RECORDS TO USE:
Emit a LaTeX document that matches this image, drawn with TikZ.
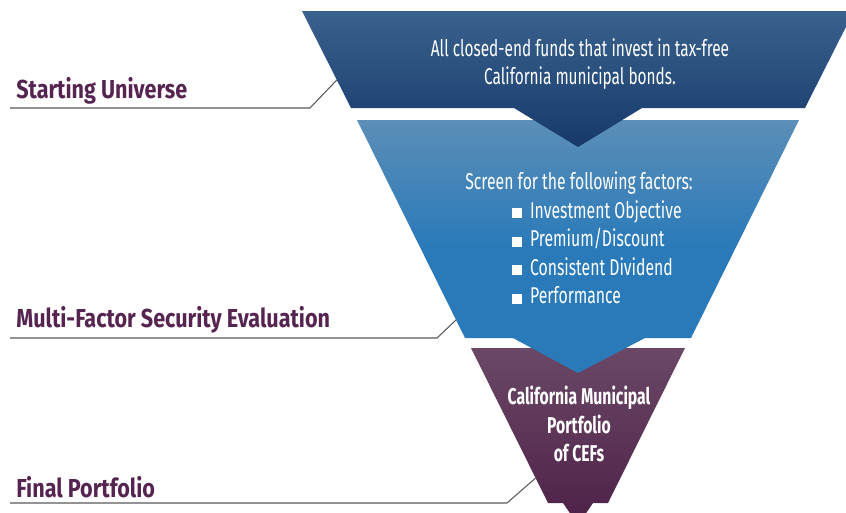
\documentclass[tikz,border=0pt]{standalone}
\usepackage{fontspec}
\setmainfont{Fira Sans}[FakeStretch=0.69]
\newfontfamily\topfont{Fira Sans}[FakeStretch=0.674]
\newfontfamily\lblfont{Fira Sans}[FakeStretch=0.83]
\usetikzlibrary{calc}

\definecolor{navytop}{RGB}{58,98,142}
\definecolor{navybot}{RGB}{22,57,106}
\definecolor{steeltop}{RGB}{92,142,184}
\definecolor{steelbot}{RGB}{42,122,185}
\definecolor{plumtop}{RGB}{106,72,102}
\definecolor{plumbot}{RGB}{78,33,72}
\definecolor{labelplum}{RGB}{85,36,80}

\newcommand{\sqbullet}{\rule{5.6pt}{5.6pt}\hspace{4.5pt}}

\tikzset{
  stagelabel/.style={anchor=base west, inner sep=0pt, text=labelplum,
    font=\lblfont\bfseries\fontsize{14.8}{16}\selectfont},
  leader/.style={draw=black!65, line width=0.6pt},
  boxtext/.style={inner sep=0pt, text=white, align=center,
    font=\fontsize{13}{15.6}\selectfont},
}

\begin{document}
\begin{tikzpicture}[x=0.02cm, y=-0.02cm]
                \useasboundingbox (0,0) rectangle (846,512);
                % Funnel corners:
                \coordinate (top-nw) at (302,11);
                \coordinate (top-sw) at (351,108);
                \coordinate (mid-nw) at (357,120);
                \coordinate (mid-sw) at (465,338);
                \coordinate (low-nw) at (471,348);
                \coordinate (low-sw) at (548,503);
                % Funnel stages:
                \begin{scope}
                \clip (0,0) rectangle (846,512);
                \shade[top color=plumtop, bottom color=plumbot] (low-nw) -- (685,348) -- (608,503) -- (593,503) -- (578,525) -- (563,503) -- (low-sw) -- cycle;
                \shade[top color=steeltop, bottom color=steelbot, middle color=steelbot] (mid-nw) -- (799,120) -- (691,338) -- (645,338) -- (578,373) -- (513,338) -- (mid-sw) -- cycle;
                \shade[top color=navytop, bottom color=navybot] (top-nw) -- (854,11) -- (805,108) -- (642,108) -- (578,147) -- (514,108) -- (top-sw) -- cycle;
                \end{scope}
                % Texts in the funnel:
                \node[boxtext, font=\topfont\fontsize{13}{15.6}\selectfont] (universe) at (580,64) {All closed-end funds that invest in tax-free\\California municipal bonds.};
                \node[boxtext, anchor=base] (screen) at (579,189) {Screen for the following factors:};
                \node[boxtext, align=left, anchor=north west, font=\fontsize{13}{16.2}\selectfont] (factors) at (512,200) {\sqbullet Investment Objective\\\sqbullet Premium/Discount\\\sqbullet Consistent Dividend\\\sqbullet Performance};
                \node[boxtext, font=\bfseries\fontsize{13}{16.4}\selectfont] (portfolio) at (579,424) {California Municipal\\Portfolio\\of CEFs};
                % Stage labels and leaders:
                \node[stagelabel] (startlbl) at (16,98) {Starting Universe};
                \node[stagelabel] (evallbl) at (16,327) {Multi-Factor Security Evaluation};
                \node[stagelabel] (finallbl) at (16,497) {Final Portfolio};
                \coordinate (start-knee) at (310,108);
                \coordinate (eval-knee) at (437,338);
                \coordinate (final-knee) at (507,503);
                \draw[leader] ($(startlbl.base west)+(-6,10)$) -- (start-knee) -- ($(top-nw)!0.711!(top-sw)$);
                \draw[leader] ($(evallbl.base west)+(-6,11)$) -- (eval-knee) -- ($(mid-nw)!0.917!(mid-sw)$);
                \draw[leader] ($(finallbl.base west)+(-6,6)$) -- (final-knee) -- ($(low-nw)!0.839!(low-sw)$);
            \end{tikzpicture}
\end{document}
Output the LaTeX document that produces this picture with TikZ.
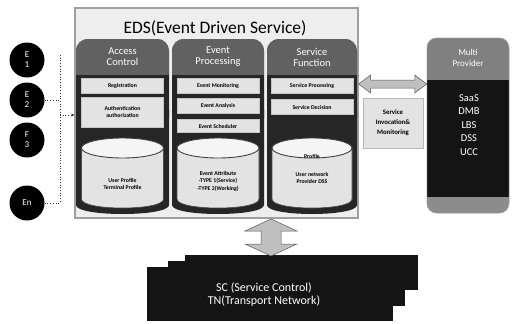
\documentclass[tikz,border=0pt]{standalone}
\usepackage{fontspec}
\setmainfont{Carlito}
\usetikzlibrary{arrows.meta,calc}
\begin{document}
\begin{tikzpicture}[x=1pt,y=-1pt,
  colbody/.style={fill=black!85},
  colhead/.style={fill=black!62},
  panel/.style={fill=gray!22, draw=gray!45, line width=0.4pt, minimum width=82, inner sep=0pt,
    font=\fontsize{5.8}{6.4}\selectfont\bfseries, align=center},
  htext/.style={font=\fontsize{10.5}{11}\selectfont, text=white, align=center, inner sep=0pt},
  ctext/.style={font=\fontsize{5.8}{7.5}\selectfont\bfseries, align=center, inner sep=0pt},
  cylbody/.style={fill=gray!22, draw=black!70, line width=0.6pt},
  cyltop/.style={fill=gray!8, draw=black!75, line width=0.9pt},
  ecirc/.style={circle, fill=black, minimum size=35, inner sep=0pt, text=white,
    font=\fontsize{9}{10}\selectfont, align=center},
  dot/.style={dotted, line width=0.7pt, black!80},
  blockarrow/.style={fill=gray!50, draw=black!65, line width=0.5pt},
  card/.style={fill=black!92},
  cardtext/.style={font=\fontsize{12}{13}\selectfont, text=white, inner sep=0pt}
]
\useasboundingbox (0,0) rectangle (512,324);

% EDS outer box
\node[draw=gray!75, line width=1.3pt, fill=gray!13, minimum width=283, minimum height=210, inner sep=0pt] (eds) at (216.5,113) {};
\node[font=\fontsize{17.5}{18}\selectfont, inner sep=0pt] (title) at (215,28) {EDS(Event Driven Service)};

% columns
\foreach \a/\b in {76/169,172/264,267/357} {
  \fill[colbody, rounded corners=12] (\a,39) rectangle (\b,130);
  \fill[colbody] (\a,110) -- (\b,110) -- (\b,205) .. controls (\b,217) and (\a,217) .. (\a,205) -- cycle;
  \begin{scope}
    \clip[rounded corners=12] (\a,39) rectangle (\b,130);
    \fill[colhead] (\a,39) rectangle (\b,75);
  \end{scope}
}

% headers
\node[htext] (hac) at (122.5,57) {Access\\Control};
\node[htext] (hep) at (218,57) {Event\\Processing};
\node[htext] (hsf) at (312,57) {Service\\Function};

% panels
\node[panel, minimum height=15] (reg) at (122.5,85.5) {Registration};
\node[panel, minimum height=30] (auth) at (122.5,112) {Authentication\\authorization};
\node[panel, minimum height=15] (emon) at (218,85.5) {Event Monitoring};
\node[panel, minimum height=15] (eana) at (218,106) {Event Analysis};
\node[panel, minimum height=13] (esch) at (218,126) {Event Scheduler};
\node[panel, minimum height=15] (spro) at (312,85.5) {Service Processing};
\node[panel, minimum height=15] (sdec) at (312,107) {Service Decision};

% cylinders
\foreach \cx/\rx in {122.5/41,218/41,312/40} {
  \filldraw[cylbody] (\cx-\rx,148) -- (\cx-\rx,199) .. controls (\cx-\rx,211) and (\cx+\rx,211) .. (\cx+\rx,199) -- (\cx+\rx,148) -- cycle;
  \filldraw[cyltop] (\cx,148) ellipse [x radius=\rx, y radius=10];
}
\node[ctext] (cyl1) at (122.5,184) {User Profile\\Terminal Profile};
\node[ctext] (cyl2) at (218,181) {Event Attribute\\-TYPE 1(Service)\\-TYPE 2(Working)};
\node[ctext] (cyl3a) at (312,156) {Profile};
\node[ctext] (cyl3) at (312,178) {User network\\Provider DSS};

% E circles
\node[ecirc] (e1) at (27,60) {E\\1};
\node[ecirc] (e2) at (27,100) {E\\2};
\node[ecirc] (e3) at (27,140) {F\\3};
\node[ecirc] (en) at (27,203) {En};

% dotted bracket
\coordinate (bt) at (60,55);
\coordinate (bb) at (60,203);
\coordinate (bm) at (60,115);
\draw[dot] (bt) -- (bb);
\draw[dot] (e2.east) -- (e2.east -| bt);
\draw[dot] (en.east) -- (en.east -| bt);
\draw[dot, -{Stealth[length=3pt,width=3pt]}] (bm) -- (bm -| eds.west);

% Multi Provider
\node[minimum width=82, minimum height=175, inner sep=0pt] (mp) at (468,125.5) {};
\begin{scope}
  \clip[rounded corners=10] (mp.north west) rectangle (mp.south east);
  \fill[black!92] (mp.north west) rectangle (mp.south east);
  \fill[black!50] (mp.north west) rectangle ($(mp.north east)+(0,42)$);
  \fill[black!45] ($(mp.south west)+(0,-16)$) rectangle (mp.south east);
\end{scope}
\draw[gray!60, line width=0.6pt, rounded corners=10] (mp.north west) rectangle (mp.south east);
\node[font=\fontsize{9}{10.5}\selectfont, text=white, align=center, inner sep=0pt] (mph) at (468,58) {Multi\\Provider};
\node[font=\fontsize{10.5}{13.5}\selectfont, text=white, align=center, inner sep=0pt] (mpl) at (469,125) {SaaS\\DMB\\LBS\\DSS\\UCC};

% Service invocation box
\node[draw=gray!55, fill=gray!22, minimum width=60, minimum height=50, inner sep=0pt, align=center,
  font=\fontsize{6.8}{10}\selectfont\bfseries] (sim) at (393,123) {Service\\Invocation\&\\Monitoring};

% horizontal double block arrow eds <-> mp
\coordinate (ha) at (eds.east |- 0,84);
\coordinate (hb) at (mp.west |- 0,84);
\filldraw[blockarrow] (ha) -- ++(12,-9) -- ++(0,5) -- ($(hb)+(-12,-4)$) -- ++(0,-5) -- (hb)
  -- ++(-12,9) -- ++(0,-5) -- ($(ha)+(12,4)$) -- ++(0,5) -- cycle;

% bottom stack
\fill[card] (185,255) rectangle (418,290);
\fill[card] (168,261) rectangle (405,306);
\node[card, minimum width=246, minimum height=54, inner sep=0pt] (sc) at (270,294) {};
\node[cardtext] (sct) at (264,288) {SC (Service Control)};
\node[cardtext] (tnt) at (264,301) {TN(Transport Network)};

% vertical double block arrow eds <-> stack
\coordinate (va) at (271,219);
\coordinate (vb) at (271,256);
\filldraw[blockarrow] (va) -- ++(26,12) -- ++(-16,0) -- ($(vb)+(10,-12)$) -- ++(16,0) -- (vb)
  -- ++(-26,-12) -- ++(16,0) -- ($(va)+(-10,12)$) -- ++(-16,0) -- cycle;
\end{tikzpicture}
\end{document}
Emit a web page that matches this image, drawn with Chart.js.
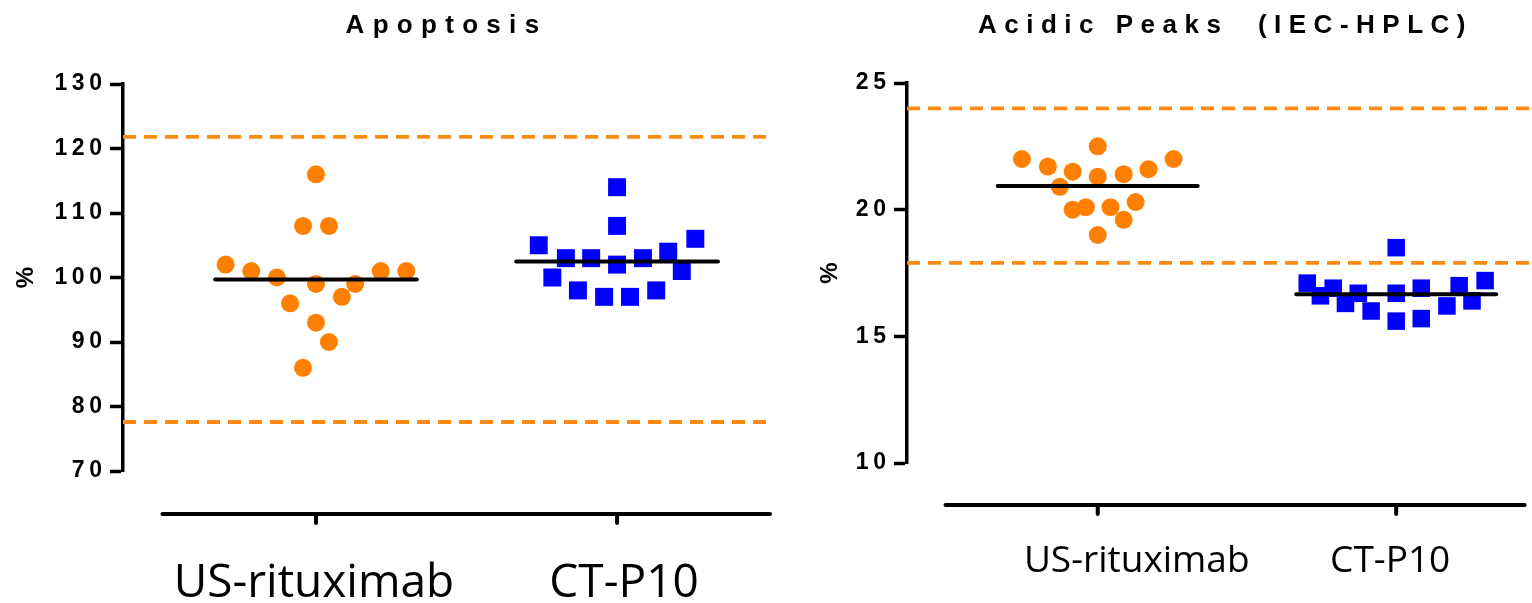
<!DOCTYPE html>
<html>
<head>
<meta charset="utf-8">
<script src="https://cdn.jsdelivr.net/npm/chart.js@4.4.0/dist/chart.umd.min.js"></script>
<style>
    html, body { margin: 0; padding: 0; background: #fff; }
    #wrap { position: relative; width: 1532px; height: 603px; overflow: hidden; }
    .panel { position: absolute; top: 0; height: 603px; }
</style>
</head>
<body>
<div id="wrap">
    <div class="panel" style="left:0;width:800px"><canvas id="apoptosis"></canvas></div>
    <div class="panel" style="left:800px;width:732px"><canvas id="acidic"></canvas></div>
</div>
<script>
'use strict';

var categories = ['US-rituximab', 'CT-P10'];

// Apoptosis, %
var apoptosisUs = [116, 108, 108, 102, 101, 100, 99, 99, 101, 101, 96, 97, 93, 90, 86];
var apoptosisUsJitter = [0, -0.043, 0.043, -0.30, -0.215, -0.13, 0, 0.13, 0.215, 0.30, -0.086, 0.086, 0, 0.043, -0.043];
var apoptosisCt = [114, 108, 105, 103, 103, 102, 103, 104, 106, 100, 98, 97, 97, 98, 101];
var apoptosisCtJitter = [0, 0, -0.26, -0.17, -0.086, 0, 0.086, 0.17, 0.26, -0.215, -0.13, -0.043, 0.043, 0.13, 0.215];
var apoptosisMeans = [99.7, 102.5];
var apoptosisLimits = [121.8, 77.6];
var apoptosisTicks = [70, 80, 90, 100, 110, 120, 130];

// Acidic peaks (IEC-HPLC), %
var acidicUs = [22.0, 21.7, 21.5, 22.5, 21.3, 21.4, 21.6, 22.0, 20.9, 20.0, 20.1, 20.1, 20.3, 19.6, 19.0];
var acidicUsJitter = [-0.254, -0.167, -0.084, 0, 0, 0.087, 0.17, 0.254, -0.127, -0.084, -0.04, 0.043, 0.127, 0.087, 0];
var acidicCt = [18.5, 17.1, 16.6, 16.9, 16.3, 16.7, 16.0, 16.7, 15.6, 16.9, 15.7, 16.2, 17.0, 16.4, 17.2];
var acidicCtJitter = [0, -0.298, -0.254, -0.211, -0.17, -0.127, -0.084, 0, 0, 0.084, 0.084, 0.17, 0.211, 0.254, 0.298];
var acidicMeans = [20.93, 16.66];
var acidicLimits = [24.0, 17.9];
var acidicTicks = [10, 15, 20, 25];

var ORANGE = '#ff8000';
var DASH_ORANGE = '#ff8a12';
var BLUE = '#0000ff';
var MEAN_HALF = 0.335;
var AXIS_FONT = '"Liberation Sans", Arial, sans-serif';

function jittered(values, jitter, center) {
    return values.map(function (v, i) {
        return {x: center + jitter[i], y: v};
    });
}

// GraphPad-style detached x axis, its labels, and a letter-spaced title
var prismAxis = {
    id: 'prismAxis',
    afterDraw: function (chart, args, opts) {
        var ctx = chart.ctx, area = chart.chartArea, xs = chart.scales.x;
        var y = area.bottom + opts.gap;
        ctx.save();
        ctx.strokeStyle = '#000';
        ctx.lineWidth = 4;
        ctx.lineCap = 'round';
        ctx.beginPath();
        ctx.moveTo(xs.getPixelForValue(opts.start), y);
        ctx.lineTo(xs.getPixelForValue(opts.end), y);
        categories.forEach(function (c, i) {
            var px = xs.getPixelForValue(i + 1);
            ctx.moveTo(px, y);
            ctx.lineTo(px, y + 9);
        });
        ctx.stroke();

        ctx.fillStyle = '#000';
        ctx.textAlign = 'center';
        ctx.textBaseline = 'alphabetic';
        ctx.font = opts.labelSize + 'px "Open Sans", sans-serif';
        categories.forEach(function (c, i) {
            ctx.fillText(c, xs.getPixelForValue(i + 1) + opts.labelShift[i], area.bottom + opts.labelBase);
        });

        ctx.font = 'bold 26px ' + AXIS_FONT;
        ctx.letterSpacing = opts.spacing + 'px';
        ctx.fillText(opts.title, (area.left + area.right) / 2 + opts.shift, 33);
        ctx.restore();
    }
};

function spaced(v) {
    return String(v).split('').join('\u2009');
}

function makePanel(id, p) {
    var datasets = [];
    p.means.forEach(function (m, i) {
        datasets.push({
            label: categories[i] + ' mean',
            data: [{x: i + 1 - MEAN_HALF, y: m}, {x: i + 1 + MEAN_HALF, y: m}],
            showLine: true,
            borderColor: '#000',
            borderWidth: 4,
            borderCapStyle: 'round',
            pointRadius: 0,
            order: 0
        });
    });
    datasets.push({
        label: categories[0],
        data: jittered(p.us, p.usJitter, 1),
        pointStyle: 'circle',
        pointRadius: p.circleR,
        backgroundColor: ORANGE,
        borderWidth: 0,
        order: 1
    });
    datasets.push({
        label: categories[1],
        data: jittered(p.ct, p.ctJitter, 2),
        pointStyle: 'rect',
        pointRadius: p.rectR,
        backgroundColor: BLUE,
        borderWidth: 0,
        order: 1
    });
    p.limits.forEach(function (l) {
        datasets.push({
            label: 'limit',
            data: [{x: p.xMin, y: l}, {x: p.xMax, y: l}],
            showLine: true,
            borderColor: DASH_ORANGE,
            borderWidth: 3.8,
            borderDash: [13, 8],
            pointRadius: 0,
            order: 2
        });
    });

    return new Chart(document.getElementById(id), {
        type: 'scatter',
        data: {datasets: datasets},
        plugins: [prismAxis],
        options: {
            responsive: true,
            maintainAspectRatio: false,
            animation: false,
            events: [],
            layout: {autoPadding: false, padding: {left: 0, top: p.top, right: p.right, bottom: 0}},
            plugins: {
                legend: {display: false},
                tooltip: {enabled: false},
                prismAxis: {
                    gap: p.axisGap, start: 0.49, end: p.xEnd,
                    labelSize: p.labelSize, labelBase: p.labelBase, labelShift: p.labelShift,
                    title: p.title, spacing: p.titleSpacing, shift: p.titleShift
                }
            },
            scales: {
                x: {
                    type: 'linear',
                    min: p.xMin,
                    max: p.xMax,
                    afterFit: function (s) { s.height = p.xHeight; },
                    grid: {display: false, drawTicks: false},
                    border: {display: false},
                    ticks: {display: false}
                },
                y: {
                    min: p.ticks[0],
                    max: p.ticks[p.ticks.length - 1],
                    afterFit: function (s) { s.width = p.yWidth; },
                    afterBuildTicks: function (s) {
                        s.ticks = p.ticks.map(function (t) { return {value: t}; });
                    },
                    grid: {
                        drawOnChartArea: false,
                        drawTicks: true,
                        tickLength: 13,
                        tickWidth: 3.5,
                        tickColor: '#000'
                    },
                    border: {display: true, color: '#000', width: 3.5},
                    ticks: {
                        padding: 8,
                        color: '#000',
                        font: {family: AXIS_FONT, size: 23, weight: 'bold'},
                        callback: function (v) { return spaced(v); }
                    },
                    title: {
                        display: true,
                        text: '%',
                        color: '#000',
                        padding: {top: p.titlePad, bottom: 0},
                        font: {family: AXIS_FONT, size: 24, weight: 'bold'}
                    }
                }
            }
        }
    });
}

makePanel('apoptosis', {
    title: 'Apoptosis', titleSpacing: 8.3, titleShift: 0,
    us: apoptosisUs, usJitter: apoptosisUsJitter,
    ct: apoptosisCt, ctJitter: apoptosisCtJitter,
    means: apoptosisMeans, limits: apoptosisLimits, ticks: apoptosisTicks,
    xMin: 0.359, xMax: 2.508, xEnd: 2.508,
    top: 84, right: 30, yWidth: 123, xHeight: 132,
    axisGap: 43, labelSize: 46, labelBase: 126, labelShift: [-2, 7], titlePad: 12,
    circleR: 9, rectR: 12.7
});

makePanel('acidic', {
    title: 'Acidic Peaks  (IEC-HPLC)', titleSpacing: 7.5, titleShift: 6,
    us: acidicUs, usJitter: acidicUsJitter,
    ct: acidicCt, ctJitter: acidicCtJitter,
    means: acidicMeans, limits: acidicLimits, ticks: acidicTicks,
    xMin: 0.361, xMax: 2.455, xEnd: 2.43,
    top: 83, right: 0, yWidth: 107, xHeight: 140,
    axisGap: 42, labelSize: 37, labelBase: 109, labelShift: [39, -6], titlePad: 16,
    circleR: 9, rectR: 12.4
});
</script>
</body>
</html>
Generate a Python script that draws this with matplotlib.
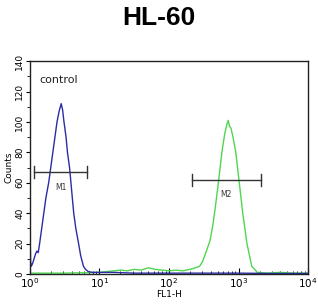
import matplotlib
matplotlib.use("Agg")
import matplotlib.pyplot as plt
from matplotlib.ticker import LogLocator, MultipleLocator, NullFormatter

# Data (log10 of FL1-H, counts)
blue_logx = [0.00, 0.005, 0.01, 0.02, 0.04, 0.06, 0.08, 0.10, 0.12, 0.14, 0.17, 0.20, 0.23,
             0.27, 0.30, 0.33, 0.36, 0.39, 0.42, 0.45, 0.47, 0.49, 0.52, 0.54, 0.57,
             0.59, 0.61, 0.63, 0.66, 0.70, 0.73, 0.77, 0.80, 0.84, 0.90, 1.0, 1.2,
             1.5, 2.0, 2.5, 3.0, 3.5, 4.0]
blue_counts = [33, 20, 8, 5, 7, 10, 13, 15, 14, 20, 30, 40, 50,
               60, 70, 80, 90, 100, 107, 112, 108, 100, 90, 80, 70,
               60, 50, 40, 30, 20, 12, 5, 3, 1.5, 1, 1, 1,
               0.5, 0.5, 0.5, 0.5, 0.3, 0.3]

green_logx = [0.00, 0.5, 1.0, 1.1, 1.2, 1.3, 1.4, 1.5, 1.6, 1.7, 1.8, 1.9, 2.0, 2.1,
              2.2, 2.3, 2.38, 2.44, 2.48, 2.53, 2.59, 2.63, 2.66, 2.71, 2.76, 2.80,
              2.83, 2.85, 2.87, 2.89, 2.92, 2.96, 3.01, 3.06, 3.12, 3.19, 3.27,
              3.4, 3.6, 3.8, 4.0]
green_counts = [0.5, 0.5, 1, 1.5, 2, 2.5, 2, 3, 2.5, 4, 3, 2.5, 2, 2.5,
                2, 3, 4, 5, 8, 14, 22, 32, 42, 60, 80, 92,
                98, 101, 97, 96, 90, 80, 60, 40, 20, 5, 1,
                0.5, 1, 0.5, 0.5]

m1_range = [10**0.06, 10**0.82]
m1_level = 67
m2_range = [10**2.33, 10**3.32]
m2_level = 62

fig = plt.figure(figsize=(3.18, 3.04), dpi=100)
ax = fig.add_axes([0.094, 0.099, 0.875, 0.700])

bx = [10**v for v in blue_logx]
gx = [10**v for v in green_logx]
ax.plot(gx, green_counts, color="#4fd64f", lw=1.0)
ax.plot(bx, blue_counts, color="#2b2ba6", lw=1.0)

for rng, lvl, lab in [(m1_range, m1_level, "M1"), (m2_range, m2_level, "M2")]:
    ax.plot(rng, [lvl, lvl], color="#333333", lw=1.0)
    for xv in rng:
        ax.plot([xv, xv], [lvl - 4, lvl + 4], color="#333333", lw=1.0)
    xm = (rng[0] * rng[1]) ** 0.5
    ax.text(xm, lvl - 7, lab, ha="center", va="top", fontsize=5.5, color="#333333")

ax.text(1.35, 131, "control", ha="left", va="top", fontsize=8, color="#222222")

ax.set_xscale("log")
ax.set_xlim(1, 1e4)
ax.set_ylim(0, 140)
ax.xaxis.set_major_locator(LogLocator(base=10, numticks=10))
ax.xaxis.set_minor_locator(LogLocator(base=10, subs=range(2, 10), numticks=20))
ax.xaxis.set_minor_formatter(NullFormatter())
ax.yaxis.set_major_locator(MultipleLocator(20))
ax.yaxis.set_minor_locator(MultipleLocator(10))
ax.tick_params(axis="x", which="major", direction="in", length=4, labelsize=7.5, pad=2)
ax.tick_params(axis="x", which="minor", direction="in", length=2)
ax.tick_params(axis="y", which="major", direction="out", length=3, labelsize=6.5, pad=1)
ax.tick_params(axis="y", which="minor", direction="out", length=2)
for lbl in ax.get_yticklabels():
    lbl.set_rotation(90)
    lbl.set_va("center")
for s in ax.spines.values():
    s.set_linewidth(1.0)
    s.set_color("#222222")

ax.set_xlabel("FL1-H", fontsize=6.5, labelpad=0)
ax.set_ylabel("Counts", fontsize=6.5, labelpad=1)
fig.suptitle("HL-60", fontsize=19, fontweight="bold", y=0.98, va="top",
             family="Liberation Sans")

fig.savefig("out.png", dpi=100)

DESCRIPTION OF THE TASK: Extract all lines that hold the word "this".

SOLVED PROBLEM:
Emit a LaTeX document that matches this image, drawn with TikZ.
Output the LaTeX document that produces this picture with TikZ.
Emit a web page that matches this image, drawn with Chart.js.
Generate a Python script that draws this with matplotlib.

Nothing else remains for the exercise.